Duchamp has much to answer for. As does Clement Greenberg for that matter. I’ll continue to swim upstream with Plato.
Despite the predations of postmodernism, even the most pomo critics make it pretty clear that if you don’t agree with them, you’re probably a bad person. They dress is up in various clothing, but that is what it boils down to. And what they like is generally dreck.
I subscribe to this site, therefore, I have good taste.
Or, as Lucy in “Charlie Brown’s Christmas” video stated, She only eats January snowflakes. She has good taste.
Or, maybe I don’t have good taste. I have always liked some of the work by Gary Winogrand. Earlier this week, I watched the American Masters profile of him on PBS Passport. Silly me thinking they were just quirky slices of everyday events. After listening to the host of People Who Know What They Are Talking About When It Comes To Photography in the video, I realized I don’t have the mental capacity to recognize the True Impact of his work.
So, taste is related to intelligence and I don’t have the intelligence to understand that it’s just not a photograph of an outstretched Elephants trunk and a human hand. It’s so much more.
Dan, you can get degrees, and a high-status job in galleries for life if you truly, truly buy into that jive. You can also get onto tv and be invited to write the forward to all sorts of monographs you helped curate!
What’s not to like?.
I am not sure what it exactly means to have good taste.
I guess we could always ask Donald Trump…
He will know.
Nah, he’ll simply tell you it’s all fake news from the left. You’ll be no better off and certainly none the wiser than if you’d left him well alone.
Mainly, good taste consists of liking the same things as do I.
Regarding Frank’s The Americans – why should those images be saddled with the baggage of taste? They are documentary work and, as such, removed from those requirements. They had better be, or you’d get pretty poverty and Mother Teresa would have worn Prada.
🙂
As you know Rob, I reckon that rightly or wrongly, Trump is a conservative, with a small c… Which is why I prefer his incumbency to any change in November.
As the president that got more minorities into work, sometimes after generations of unemployment, clearly black lives matter to him.
What he does not care for though is criminality, and that is all I have heard him talk about, in relation to the above.

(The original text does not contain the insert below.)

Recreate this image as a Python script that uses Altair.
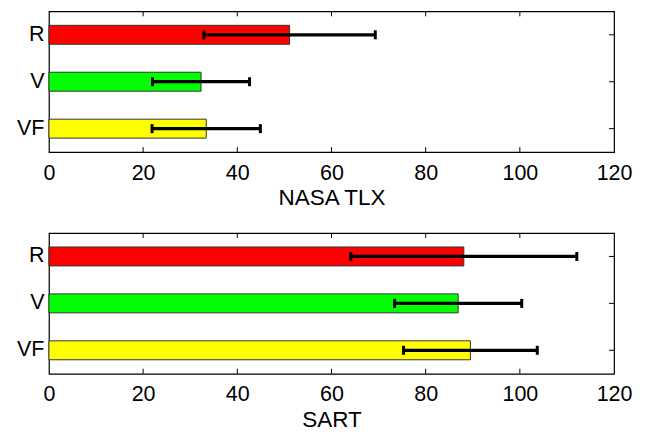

However, seeing the sort of material things that he chooses, he has absolutely awful taste…. and I would expect that applies to his taste in photography too.
Would Plato really laugh at someone carrying a superzoom who criticizes Frank’s pictures in The Americans? Or would he be laughing at those seeing high aesthetic value in The Americans? Would such criticism of the criticism hinge on whether the rule of thirds is an objective standard? Are standards objective or does slavish devotion to standards cause art to stagnate, preventing us from recognizing new art? If there are exceptions to standards, how can such standards actually be objective?

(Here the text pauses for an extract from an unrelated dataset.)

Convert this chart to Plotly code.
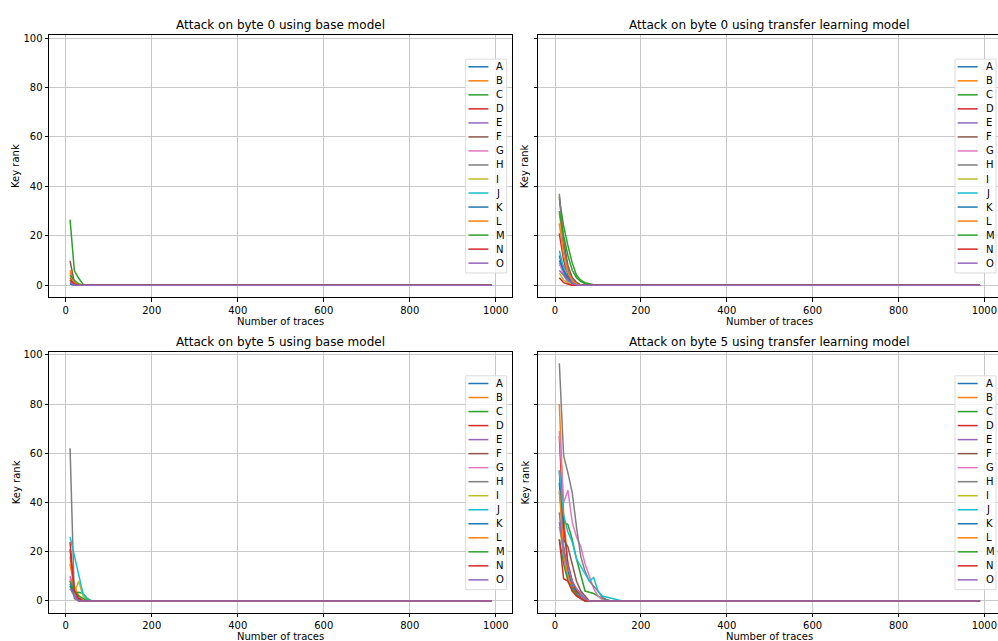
import plotly.graph_objects as go

W, H = 998, 641
LABELS = list("ABCDEFGHIJKLMNO")
COLORS = ["#1f77b4", "#ff7f0e", "#2ca02c", "#d62728", "#9467bd", "#8c564b", "#e377c2",
          "#7f7f7f", "#bcbd22", "#17becf", "#1f77b4", "#ff7f0e", "#2ca02c", "#d62728", "#9467bd"]
TRACES = list(range(10, 1000, 10))  # number of traces: 10 .. 990
X_TICKS = [0, 200, 400, 600, 800, 1000]
Y_TICKS = [0, 20, 40, 60, 80, 100]

# Key rank at 10, 20, 30, ... traces (remaining points are 0)
BYTE0_BASE = {
    "A": [2, 0.5, 0], "B": [6, 1, 0], "C": [26.5, 5.8, 2.8, 0.4, 0], "D": [3, 0.5, 0],
    "E": [1, 0], "F": [9.8, 1, 0], "G": [2, 0], "H": [1, 0], "I": [4, 1, 0],
    "J": [1.5, 0], "K": [0.5, 0], "L": [5, 1, 0.5, 0], "M": [4, 2, 0.5, 0],
    "N": [2, 0.5, 0], "O": [1, 0],
}
BYTE0_TRANSFER = {
    "A": [12, 5, 2, 0.5, 0], "B": [29, 16, 7, 3, 1, 0], "C": [35, 24, 16, 9, 4, 2, 1, 0.5, 0.2, 0],
    "D": [21, 10, 4, 1, 0], "E": [8, 8, 5, 3, 1, 0], "F": [36, 18, 8, 3, 1, 0],
    "G": [9, 4, 1, 0], "H": [37, 15, 6, 2, 0.5, 0], "I": [5, 2, 1, 0],
    "J": [14, 7, 3, 1, 0], "K": [10, 6, 3, 1, 0], "L": [25, 12, 5, 2, 0.5, 0],
    "M": [30, 20, 12, 6, 3, 1.5, 0.5, 0], "N": [3, 1, 0.5, 0], "O": [6, 4, 2, 1, 0],
}
BYTE5_BASE = {
    "A": [6, 2, 0], "B": [18, 6, 2, 0], "C": [6, 3, 3.5, 3, 1, 0], "D": [24, 2, 0.5, 0],
    "E": [10, 4, 1, 0], "F": [8, 3, 1, 0], "G": [9, 3, 1, 0], "H": [62, 1, 0],
    "I": [5, 3, 8, 2, 0], "J": [26, 18, 10, 3, 0.5, 0], "K": [7, 2, 0.5, 0],
    "L": [15, 5, 1, 0], "M": [8, 4, 2, 1, 0], "N": [21, 4, 1, 0], "O": [5, 2, 0],
}
BYTE5_TRANSFER = {
    "A": [53, 20, 10, 6, 3, 1, 0], "B": [80, 35, 15, 8, 4, 2, 1, 0],
    "C": [44, 32, 31, 25, 17, 10, 4, 3.5, 3, 2, 1, 0.5, 0],
    "D": [67, 30, 15, 8, 4, 2, 1, 0], "E": [36, 18, 10, 4, 3, 2, 1, 0],
    "F": [30, 25, 22, 15, 8, 4, 2, 0], "G": [69, 40, 45, 32, 26, 22, 15, 10, 5, 2, 0.5, 0],
    "H": [96.6, 59, 52, 44, 30, 18, 12, 8, 6, 4, 1.5, 0.5, 0], "I": [30, 20, 10, 5, 2, 1, 0],
    "J": [53, 35, 28, 24, 17, 14, 11, 8, 9.5, 4, 2, 1.5, 1, 0.5, 0.3, 0],
    "K": [48, 22, 12, 6, 3, 1, 0], "L": [45, 20, 10, 5, 2, 1, 0],
    "M": [25, 15, 8, 5, 3, 1, 0], "N": [25, 9, 8, 4, 2, 1, 0], "O": [32, 20, 14, 8, 5, 3, 1, 0],
}
TITLES = ["Attack on byte 0 using base model", "Attack on byte 0 using transfer learning model",
          "Attack on byte 5 using base model", "Attack on byte 5 using transfer learning model"]
PANELS = [BYTE0_BASE, BYTE0_TRANSFER, BYTE5_BASE, BYTE5_TRANSFER]


def full(vals):
    return list(vals) + [0] * (len(TRACES) - len(vals))


def px(x):
    return x / W


def py(y):
    return 1 - y / H


FONT = "DejaVu Sans"
GRID = "#c8c8c8"
# pixel geometry of the four axes boxes: (left, right, top, bottom)
BOXES = [(49, 511.7, 33, 296), (538.3, 998, 33, 296),
         (49, 511.7, 350.7, 612.7), (538.3, 998, 350.7, 612.7)]
XRANGES = [[-39, 1037], [-39, 1031.8], [-39, 1037], [-39, 1031.8]]
YRANGE = [-4.83, 101.3]

fig = go.Figure()
shapes, annotations = [], []
for i, (panel, title, box) in enumerate(zip(PANELS, TITLES, BOXES)):
    n = "" if i == 0 else str(i + 1)
    l, r, t, b = box
    for lab, col in zip(LABELS, COLORS):
        fig.add_trace(go.Scatter(x=TRACES, y=full(panel[lab]), mode="lines", name=lab,
                                 line=dict(color=col, width=1.5), showlegend=False,
                                 xaxis="x" + n, yaxis="y" + n))
    right = i % 2 == 1
    fig.layout["xaxis" + n] = dict(
        domain=[px(l), px(r)], range=XRANGES[i], anchor="y" + n, tickvals=X_TICKS,
        showline=True, linecolor="black", linewidth=1, mirror=True, ticks="outside",
        ticklen=3.5, tickcolor="black", showgrid=True, gridcolor=GRID, gridwidth=1,
        zeroline=False, tickfont=dict(size=10, color="black", family=FONT))
    fig.layout["yaxis" + n] = dict(
        domain=[py(b), py(t)], range=YRANGE, anchor="x" + n, tickvals=Y_TICKS,
        showticklabels=not right, showline=True, linecolor="black", linewidth=1,
        mirror=False if right else True, ticks="outside", ticklen=3.5, tickcolor="black",
        showgrid=True, gridcolor=GRID, gridwidth=1, zeroline=False,
        tickfont=dict(size=10, color="black", family=FONT))
    # title and axis titles
    cx = (l + (1001 if right else r)) / 2
    annotations.append(dict(text=title, x=px(cx), y=py(t - 10), xref="paper", yref="paper",
                            showarrow=False, xanchor="center", yanchor="middle",
                            font=dict(size=12, color="black", family=FONT)))
    annotations.append(dict(text="Number of traces", x=px(cx), y=py(b + 24), xref="paper",
                            yref="paper", showarrow=False, xanchor="center", yanchor="middle",
                            font=dict(size=10, color="black", family=FONT)))
    annotations.append(dict(text="Key rank", x=px(l - (13 if right else 33)), y=py((t + b) / 2),
                            xref="paper", yref="paper", showarrow=False, textangle=-90,
                            xanchor="center", yanchor="middle",
                            font=dict(size=10, color="black", family=FONT)))
    # manual legend
    rr = (996 if right else 506.7)
    bl, bt = rr - 41, t + 24.3
    shapes.append(dict(type="rect", xref="paper", yref="paper", x0=px(bl), x1=px(rr),
                       y0=py(bt), y1=py(bt + 214.5), line=dict(color="#dcdcdc", width=1),
                       fillcolor="rgba(255,255,255,0.8)", layer="above"))
    for k, (lab, col) in enumerate(zip(LABELS, COLORS)):
        yy = bt + 7.7 + k * 14.07
        shapes.append(dict(type="line", xref="paper", yref="paper", x0=px(bl + 2.7),
                           x1=px(bl + 22.7), y0=py(yy), y1=py(yy),
                           line=dict(color=col, width=1.5), layer="above"))
        annotations.append(dict(text=lab, x=px(bl + 28.5), y=py(yy), xref="paper",
                                yref="paper", showarrow=False, xanchor="left",
                                yanchor="middle", font=dict(size=10, color="black",
                                                            family=FONT)))

fig.update_layout(width=W, height=H, margin=dict(l=0, r=0, t=0, b=0),
                  paper_bgcolor="white", plot_bgcolor="white", shapes=shapes,
                  annotations=annotations, showlegend=False,
                  font=dict(family=FONT, size=10, color="black"))
fig.write_html("out.html")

The simple answer, and probably the only true one is this: life is in a permanent state of flux. That is the only real constant.
We could play Russian dolls all night…
🙂
According to Plato, I should be a bad person as I don’t like “The Americans”. But I don’t really care because I can live with it and I always take Plato’s writing with a pinch of salt.

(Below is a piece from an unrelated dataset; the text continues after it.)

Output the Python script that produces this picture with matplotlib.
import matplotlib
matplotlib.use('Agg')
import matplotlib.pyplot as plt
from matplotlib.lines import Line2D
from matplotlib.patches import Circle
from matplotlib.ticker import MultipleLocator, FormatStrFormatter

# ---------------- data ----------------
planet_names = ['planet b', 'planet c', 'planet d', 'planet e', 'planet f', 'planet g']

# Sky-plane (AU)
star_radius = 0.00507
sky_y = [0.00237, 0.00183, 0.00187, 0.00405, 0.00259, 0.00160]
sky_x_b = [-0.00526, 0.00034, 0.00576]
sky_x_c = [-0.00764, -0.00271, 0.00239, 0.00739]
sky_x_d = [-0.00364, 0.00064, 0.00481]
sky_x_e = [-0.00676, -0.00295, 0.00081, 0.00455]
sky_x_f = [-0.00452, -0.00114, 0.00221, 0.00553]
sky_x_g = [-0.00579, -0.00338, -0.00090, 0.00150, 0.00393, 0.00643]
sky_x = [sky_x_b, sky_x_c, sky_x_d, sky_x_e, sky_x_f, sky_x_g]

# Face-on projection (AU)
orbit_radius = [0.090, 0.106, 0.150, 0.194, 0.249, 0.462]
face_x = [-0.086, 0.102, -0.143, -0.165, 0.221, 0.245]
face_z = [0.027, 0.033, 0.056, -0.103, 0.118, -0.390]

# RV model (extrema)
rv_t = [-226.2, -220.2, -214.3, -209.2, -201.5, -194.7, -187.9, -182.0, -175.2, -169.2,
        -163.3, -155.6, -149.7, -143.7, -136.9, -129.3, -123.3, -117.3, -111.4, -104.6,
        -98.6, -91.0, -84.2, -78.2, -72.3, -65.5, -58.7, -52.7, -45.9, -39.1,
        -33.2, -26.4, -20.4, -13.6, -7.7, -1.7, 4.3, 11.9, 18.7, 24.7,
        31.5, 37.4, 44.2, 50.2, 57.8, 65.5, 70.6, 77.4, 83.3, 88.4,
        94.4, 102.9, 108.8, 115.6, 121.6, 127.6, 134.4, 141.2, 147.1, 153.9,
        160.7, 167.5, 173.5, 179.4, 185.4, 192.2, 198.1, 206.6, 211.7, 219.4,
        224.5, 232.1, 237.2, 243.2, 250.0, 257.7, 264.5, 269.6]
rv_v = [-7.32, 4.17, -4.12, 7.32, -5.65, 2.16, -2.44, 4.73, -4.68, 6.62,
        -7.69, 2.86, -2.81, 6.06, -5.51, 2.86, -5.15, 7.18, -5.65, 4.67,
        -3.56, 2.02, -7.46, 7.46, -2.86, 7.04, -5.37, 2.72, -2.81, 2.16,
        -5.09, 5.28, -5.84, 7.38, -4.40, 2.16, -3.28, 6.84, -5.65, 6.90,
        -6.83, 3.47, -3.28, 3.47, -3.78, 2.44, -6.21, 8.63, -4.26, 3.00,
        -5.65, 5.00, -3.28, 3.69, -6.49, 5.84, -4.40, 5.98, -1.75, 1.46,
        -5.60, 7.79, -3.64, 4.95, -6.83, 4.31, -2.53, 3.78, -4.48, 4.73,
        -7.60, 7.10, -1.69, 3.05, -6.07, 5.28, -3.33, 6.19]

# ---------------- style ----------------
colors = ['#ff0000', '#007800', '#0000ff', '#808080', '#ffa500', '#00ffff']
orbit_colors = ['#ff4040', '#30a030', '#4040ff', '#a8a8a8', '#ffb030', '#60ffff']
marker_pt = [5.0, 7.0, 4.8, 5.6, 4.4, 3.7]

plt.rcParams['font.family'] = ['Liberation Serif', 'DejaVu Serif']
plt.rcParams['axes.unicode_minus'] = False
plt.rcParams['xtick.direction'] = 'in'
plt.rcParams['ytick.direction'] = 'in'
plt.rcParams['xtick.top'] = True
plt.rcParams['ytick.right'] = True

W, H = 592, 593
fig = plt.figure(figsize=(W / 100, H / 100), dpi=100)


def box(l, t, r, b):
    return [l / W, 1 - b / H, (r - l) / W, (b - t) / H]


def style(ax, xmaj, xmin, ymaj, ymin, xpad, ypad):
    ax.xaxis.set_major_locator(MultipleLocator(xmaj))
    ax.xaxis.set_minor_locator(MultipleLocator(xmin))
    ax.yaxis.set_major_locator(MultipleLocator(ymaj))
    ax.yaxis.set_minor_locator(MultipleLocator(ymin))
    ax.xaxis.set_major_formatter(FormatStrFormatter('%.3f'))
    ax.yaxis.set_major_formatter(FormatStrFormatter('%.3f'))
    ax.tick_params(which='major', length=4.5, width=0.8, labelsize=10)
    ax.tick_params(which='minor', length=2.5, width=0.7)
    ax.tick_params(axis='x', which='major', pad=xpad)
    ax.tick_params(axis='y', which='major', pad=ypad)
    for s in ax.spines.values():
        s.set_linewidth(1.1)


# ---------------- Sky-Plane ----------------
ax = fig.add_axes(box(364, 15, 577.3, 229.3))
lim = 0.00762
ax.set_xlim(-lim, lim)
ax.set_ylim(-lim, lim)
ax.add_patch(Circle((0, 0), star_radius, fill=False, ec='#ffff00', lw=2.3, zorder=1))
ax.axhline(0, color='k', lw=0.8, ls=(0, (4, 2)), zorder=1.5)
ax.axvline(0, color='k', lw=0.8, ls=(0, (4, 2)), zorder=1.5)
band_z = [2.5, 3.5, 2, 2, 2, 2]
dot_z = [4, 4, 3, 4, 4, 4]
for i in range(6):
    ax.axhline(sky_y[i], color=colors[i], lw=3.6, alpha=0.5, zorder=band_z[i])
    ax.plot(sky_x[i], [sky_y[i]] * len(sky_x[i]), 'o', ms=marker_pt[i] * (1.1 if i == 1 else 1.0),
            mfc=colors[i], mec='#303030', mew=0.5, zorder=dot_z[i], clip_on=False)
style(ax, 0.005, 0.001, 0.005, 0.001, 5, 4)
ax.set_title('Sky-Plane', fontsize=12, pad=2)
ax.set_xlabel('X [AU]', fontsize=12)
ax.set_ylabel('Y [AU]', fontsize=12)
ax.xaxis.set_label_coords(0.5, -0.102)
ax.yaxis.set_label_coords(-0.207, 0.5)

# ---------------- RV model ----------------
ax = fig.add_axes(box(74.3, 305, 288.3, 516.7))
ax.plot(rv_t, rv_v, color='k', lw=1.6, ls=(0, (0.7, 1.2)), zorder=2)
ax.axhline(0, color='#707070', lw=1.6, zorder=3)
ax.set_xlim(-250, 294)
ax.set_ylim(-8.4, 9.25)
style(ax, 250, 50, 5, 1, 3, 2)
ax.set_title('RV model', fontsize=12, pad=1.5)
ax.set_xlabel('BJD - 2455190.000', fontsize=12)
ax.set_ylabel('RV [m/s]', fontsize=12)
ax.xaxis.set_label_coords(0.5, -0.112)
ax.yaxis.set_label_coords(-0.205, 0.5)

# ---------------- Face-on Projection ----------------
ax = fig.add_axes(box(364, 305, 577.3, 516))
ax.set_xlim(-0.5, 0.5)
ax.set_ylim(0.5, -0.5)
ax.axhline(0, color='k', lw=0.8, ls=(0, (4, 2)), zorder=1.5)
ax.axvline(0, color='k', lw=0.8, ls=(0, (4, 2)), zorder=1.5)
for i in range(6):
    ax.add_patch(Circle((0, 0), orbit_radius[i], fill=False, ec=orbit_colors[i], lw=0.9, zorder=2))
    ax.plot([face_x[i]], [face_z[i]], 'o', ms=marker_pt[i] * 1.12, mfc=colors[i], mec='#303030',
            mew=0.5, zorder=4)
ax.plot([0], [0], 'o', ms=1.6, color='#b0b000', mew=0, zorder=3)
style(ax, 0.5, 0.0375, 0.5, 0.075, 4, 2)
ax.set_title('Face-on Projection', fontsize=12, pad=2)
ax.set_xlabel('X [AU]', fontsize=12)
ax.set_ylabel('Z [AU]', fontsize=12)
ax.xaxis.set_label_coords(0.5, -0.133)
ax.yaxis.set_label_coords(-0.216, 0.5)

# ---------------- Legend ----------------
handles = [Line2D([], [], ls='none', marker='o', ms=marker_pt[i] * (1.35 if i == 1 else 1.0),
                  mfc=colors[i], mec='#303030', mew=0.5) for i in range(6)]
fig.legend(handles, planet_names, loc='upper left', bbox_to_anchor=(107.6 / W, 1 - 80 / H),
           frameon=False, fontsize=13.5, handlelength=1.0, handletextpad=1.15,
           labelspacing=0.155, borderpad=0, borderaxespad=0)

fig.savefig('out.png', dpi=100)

Wasn’t it a pinch of hemlock … in french we use cigüe, hope it’s a good translation and by the way no harm intended, was just too easy.
Apologies for being tardy in posting to this thread.
I’ve recently had feedback from some contributors to various fora who believe my latest series of images is in poor taste.
https://www.keithlaban.co.uk/darktimes.html
Taste, whether good or bad, is of course subjective, but I’m grateful at least that the series is eliciting discussion.